* _SET PROBLEM_: Transcribe the whole listing below without changing a word, but leave out every image.

"""

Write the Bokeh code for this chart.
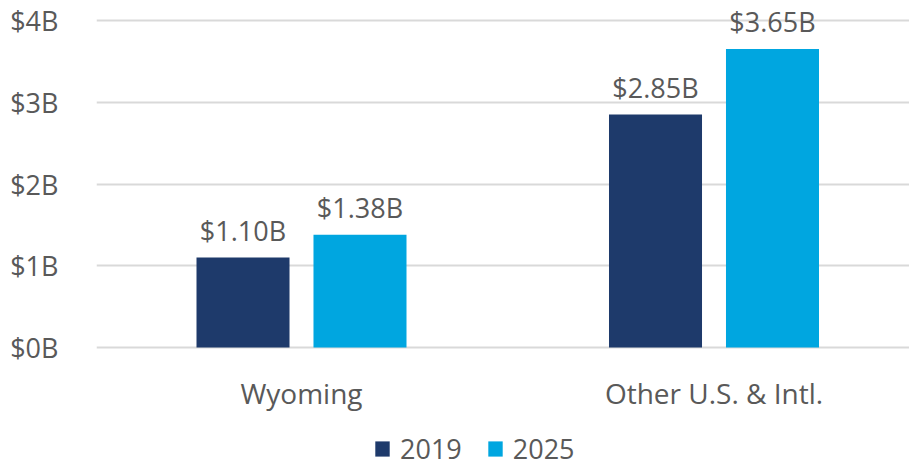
from bokeh.plotting import figure
from bokeh.models import (ColumnDataSource, Range1d, LabelSet, Legend, LegendItem,
                          CustomJSTickFormatter, FixedTicker)
from bokeh.transform import dodge
from bokeh.core.properties import value
from bokeh.embed import file_html
from bokeh.resources import INLINE

categories = ["Wyoming", "Other U.S. & Intl."]
series_names = ["2019", "2025"]
values_2019 = [1.10, 2.85]
values_2025 = [1.38, 3.65]
labels_2019 = ["$1.10B", "$2.85B"]
labels_2025 = ["$1.38B", "$3.65B"]
y_ticks = [0, 1, 2, 3, 4]

FONT = "Open Sans"
TXT = "#595959"
C1 = "#1E3A6B"
C2 = "#00A6E0"

W, H = 909, 465
LEFT = 96             # left edge of plot area
TOP_Y = 20            # screen y of top tick
ZERO_Y = 347          # screen y of value 0
CAT_PX = 412.5        # pixels per category slot
CAT0_CENTER = 301     # screen x of first category centre

px_per_unit = (ZERO_Y - TOP_Y) / max(y_ticks)
y_start = -(H - ZERO_Y) / px_per_unit
y_end = max(y_ticks) + TOP_Y / px_per_unit
x_start = 0.5 - (CAT0_CENTER - LEFT) / CAT_PX
x_end = x_start + (W - LEFT) / CAT_PX

pos = [i + 0.5 for i in range(len(categories))]
zeros = [0] * len(categories)
src = ColumnDataSource(dict(x=pos, y0=zeros, cat=categories, v19=values_2019, v25=values_2025,
                            l19=labels_2019, l25=labels_2025))

p = figure(x_range=Range1d(x_start, x_end), y_range=Range1d(y_start, y_end),
           width=W, height=H, output_backend="svg", toolbar_location=None,
           min_border_left=LEFT, min_border_right=0, min_border_top=0,
           min_border_bottom=0)
p.outline_line_color = None
p.xaxis.visible = False

OFF, BW = 0.1418, 0.2255
r1 = p.vbar(x=dodge("x", -OFF), top="v19", bottom="y0", width=BW,
            source=src, fill_color=C1, line_color=None)
r2 = p.vbar(x=dodge("x", OFF), top="v25", bottom="y0", width=BW,
            source=src, fill_color=C2, line_color=None)

for xo, col, vc in [(-OFF, "l19", "v19"), (OFF, "l25", "v25")]:
    p.add_layout(LabelSet(x=dodge("x", xo), y=vc, text=col, source=src,
                          text_align="center", text_baseline="alphabetic", y_offset=17,
                          text_font=value(FONT), text_font_size="27px", text_color=TXT))

p.add_layout(LabelSet(x="x", y="y0", text="cat", source=src, text_align="center",
                      text_baseline="alphabetic", y_offset=-56,
                      text_font=value(FONT), text_font_size="28px", text_color=TXT))

p.yaxis.ticker = FixedTicker(ticks=y_ticks)
p.yaxis.formatter = CustomJSTickFormatter(code="return '$' + tick.toFixed(0) + 'B';")
p.yaxis.axis_line_color = None
p.yaxis.major_tick_line_color = None
p.yaxis.minor_tick_line_color = None
p.yaxis.major_label_text_font = FONT
p.yaxis.major_label_text_font_size = "27px"
p.yaxis.major_label_text_color = TXT
p.yaxis.major_label_standoff = 32
p.xgrid.grid_line_color = None
p.ygrid.ticker = FixedTicker(ticks=y_ticks)
p.ygrid.grid_line_color = "#D9D9D9"
p.ygrid.grid_line_width = 2

legend = Legend(items=[LegendItem(label=series_names[0], renderers=[r1]),
                       LegendItem(label=series_names[1], renderers=[r2])],
                orientation="horizontal", location=(373 - LEFT, -2),
                label_text_font=FONT, label_text_font_size="27px", label_text_color=TXT,
                glyph_width=18, glyph_height=19, spacing=24, label_standoff=9,
                border_line_color=None, background_fill_alpha=0, padding=0, margin=0)
p.add_layout(legend, "center")

open("out.html", "w").write(file_html(p, INLINE))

"""

* _ANSWER TO THIS EXERCISE_:
Write the Bokeh code for this chart.
from bokeh.plotting import figure
from bokeh.models import (ColumnDataSource, Range1d, LabelSet, Legend, LegendItem,
                          CustomJSTickFormatter, FixedTicker)
from bokeh.transform import dodge
from bokeh.core.properties import value
from bokeh.embed import file_html
from bokeh.resources import INLINE

categories = ["Wyoming", "Other U.S. & Intl."]
series_names = ["2019", "2025"]
values_2019 = [1.10, 2.85]
values_2025 = [1.38, 3.65]
labels_2019 = ["$1.10B", "$2.85B"]
labels_2025 = ["$1.38B", "$3.65B"]
y_ticks = [0, 1, 2, 3, 4]

FONT = "Open Sans"
TXT = "#595959"
C1 = "#1E3A6B"
C2 = "#00A6E0"

W, H = 909, 465
LEFT = 96             # left edge of plot area
TOP_Y = 20            # screen y of top tick
ZERO_Y = 347          # screen y of value 0
CAT_PX = 412.5        # pixels per category slot
CAT0_CENTER = 301     # screen x of first category centre

px_per_unit = (ZERO_Y - TOP_Y) / max(y_ticks)
y_start = -(H - ZERO_Y) / px_per_unit
y_end = max(y_ticks) + TOP_Y / px_per_unit
x_start = 0.5 - (CAT0_CENTER - LEFT) / CAT_PX
x_end = x_start + (W - LEFT) / CAT_PX

pos = [i + 0.5 for i in range(len(categories))]
zeros = [0] * len(categories)
src = ColumnDataSource(dict(x=pos, y0=zeros, cat=categories, v19=values_2019, v25=values_2025,
                            l19=labels_2019, l25=labels_2025))

p = figure(x_range=Range1d(x_start, x_end), y_range=Range1d(y_start, y_end),
           width=W, height=H, output_backend="svg", toolbar_location=None,
           min_border_left=LEFT, min_border_right=0, min_border_top=0,
           min_border_bottom=0)
p.outline_line_color = None
p.xaxis.visible = False

OFF, BW = 0.1418, 0.2255
r1 = p.vbar(x=dodge("x", -OFF), top="v19", bottom="y0", width=BW,
            source=src, fill_color=C1, line_color=None)
r2 = p.vbar(x=dodge("x", OFF), top="v25", bottom="y0", width=BW,
            source=src, fill_color=C2, line_color=None)

for xo, col, vc in [(-OFF, "l19", "v19"), (OFF, "l25", "v25")]:
    p.add_layout(LabelSet(x=dodge("x", xo), y=vc, text=col, source=src,
                          text_align="center", text_baseline="alphabetic", y_offset=17,
                          text_font=value(FONT), text_font_size="27px", text_color=TXT))

p.add_layout(LabelSet(x="x", y="y0", text="cat", source=src, text_align="center",
                      text_baseline="alphabetic", y_offset=-56,
                      text_font=value(FONT), text_font_size="28px", text_color=TXT))

p.yaxis.ticker = FixedTicker(ticks=y_ticks)
p.yaxis.formatter = CustomJSTickFormatter(code="return '$' + tick.toFixed(0) + 'B';")
p.yaxis.axis_line_color = None
p.yaxis.major_tick_line_color = None
p.yaxis.minor_tick_line_color = None
p.yaxis.major_label_text_font = FONT
p.yaxis.major_label_text_font_size = "27px"
p.yaxis.major_label_text_color = TXT
p.yaxis.major_label_standoff = 32
p.xgrid.grid_line_color = None
p.ygrid.ticker = FixedTicker(ticks=y_ticks)
p.ygrid.grid_line_color = "#D9D9D9"
p.ygrid.grid_line_width = 2

legend = Legend(items=[LegendItem(label=series_names[0], renderers=[r1]),
                       LegendItem(label=series_names[1], renderers=[r2])],
                orientation="horizontal", location=(373 - LEFT, -2),
                label_text_font=FONT, label_text_font_size="27px", label_text_color=TXT,
                glyph_width=18, glyph_height=19, spacing=24, label_standoff=9,
                border_line_color=None, background_fill_alpha=0, padding=0, margin=0)
p.add_layout(legend, "center")

open("out.html", "w").write(file_html(p, INLINE))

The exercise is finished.